The failure of universities to supply sufficiently robust data on staff teaching qualifications is another obstacle to the government’s bid to introduce a teaching excellence framework, according to sector observers.
The Higher Education Funding Council for England has asked universities to say how many of their staff hold an accredited teaching qualification, with the information viewed as a potential metric for inclusion in the teaching excellence framework planned by the government.
Universities able to show that they offer “high-quality teaching” will be allowed to increase tuition fees in line with inflation from 2017-18, the chancellor, George Osborne, has said.
Teaching qualifications are regarded by many experts as a key indicator of commitment to teaching.
But universities in England were unable to submit data for 59,408, or 40.8 per cent, of their 145,773 academic staff in 2013-14, according to information published by Hefce on 5 August.
Of the 86,365 staff on whom data are held, some 55,542 academics held a recognised teaching qualification, representing 38 per cent of the academic workforce. Twenty-one per cent of staff – 30,823 in total – are known not to hold a teaching qualification.
While the rate of “unknowns” is lower than in 2012-13, when it was more than 50 per cent, the lack of data has prevented the publication of rates of teaching qualifications by institution, Hefce says.
The funding body has instead privately written to institutions asking them to verify their own data, as well as providing them with comparisons with similar institutions.
The sector’s failure to publish institution-level comparisons on teaching qualifications raises further questions about the tight timetable for the TEF’s implementation, particularly given the strong student demand for the release of such information, said Nick Hillman, director of the Higher Education Policy Institute.

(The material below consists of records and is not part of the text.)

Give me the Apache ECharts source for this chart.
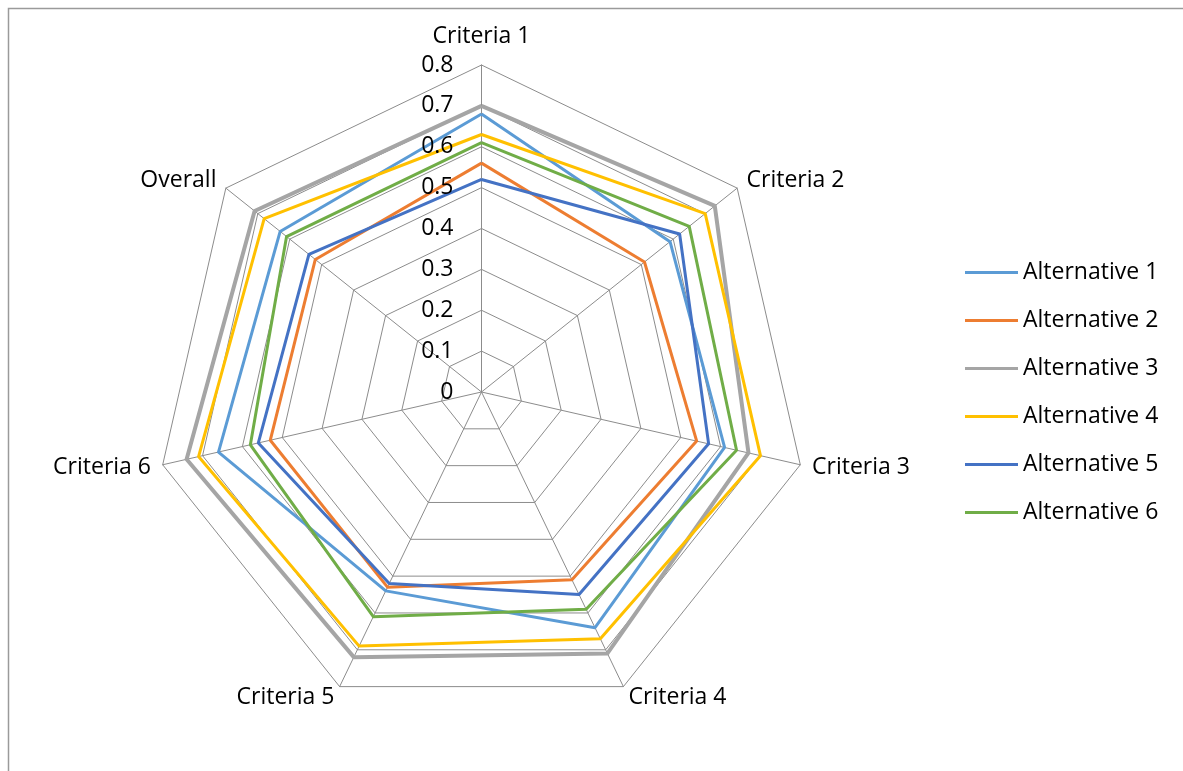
<!DOCTYPE html>
<html>
<head>
<meta charset="utf-8">
<style>
  html, body { margin: 0; padding: 0; background: #fff; }
  #chart { width: 1183px; height: 771px; }
</style>
<script src="https://cdn.jsdelivr.net/npm/echarts@6/dist/echarts.min.js"></script>
</head>
<body>
<div id="chart"></div>
<script>
// Criteria in clockwise order starting from the top
const criteria = ['Criteria 1', 'Criteria 2', 'Criteria 3', 'Criteria 4', 'Criteria 5', 'Criteria 6', 'Overall'];
const alternatives = ['Alternative 1', 'Alternative 2', 'Alternative 3', 'Alternative 4', 'Alternative 5', 'Alternative 6'];

// Scores per alternative, one value per criterion (same order as `criteria`)
const alt1 = [0.68, 0.59, 0.61, 0.64, 0.54, 0.66, 0.63];
const alt2 = [0.56, 0.51, 0.54, 0.51, 0.53, 0.53, 0.52];
const alt3 = [0.70, 0.73, 0.67, 0.71, 0.72, 0.74, 0.71];
const alt4 = [0.63, 0.70, 0.70, 0.67, 0.69, 0.71, 0.68];
const alt5 = [0.52, 0.62, 0.57, 0.55, 0.52, 0.56, 0.54];
const alt6 = [0.61, 0.65, 0.64, 0.59, 0.61, 0.58, 0.61];

const tickLabels = ['0', '0.1', '0.2', '0.3', '0.4', '0.5', '0.6', '0.7', '0.8'];
const axisMax = 0.8;

const colors = ['#5B9BD5', '#ED7D31', '#A5A5A5', '#FFC000', '#4472C4', '#70AD47'];
const widths = [3, 3, 4, 3, 3, 3];
const values = [alt1, alt2, alt3, alt4, alt5, alt6];

// ECharts lays radar indicators out counter-clockwise; reorder so they run clockwise
const order = [0].concat(criteria.map((_, i) => i).slice(1).reverse());
const clockwise = arr => order.map(i => arr[i]);

const cx = 481.5, cy = 392, R = 327;
const font = '"Open Sans", "Noto Sans", sans-serif';
const fontSize = 23;

const chart = echarts.init(document.getElementById('chart'), null, { renderer: 'canvas' });

// Value labels along the top spoke
const tickGraphics = tickLabels.map(t => ({
  type: 'text',
  x: cx - 28,
  y: cy - (parseFloat(t) / axisMax) * R,
  style: {
    text: t,
    font: fontSize + 'px ' + font,
    fill: '#000',
    align: 'right',
    verticalAlign: 'middle'
  },
  z: 10
}));

chart.setOption({
  animation: false,
  backgroundColor: '#fff',
  color: colors,
  textStyle: { fontFamily: font },
  graphic: [
    {
      type: 'rect',
      shape: { x: 8.5, y: 8.5, width: 1200, height: 800 },
      style: { fill: 'none', stroke: '#9a9a9a', lineWidth: 1.5 },
      silent: true
    }
  ].concat(tickGraphics),
  legend: {
    orient: 'vertical',
    left: 965,
    top: 261,
    padding: 0,
    itemWidth: 53,
    itemHeight: 3,
    itemGap: 25,
    icon: 'rect',
    textStyle: { fontSize: fontSize, color: '#000', fontFamily: font, lineHeight: 23 },
    data: alternatives
  },
  radar: {
    center: [cx, cy],
    radius: R,
    startAngle: 90,
    splitNumber: 8,
    shape: 'polygon',
    indicator: clockwise(criteria).map(n => ({ name: n, max: axisMax, min: 0 })),
    axisName: {
      color: '#000',
      fontSize: fontSize,
      fontFamily: font,
      formatter: name => (name === criteria[0] ? '{top|' + name + '}' : name),
      rich: {
        top: { fontSize: fontSize, fontFamily: font, color: '#000', padding: [0, 0, 5, 0] }
      }
    },
    nameGap: 12,
    axisLine: { lineStyle: { color: '#8c8c8c', width: 1 } },
    splitLine: { lineStyle: { color: '#8c8c8c', width: 1 } },
    splitArea: { show: false },
    axisTick: { show: false },
    axisLabel: { show: false }
  },
  series: alternatives.map((name, i) => ({
    type: 'radar',
    name: name,
    symbol: 'none',
    lineStyle: { color: colors[i], width: widths[i] },
    itemStyle: { color: colors[i] },
    data: [{ name: name, value: clockwise(values[i]) }]
  }))
});
</script>
</body>
</html>
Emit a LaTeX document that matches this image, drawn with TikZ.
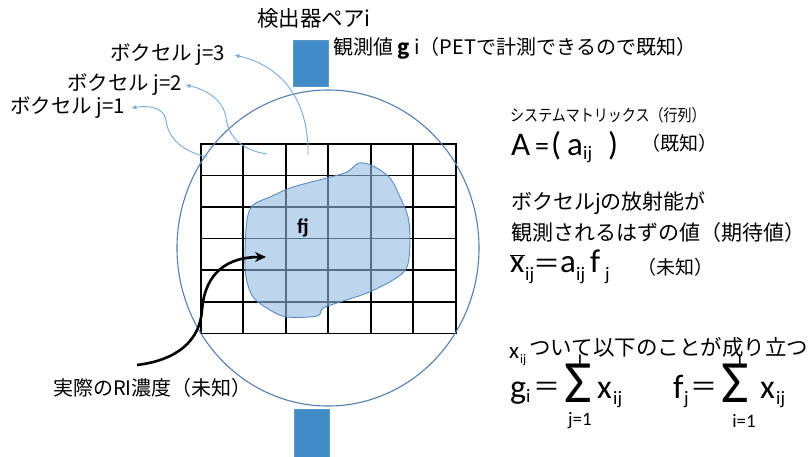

“This is another piece of evidence that shows getting even a ‘TEF lite’ into place by 2017 will be very hard,” said Mr Hillman.
He also asked why universities had failed to collect the required information from their staff.
“If teaching is considered as much as it should be, universities would be pressing their staff quite hard on this,” Mr Hillman said.
“It’s hard to think of any other profession where you are unable to get hold of the data on the qualifications held by staff doing the job.”
The 2015 Student Academic Experience Survey, published in June by Hepi and the Higher Education Academy, pointed to strong student demand for these data, with 39 per cent of students rating teaching qualifications as the most important indicator of a lecturer’s competence, Mr Hillman said.
He believed that there was a strong case for Hefce to publish the available data on teaching qualifications with attached warnings about their robustness.
“One of the ways to make bad data better is to publish it and have a debate about it,” Mr Hillman said.
“The raw material of academia is interpreting and analysing data thoughtfully, so if anyone is able to provide the necessary caveats and warnings to make it available, then it should be higher education,” he added.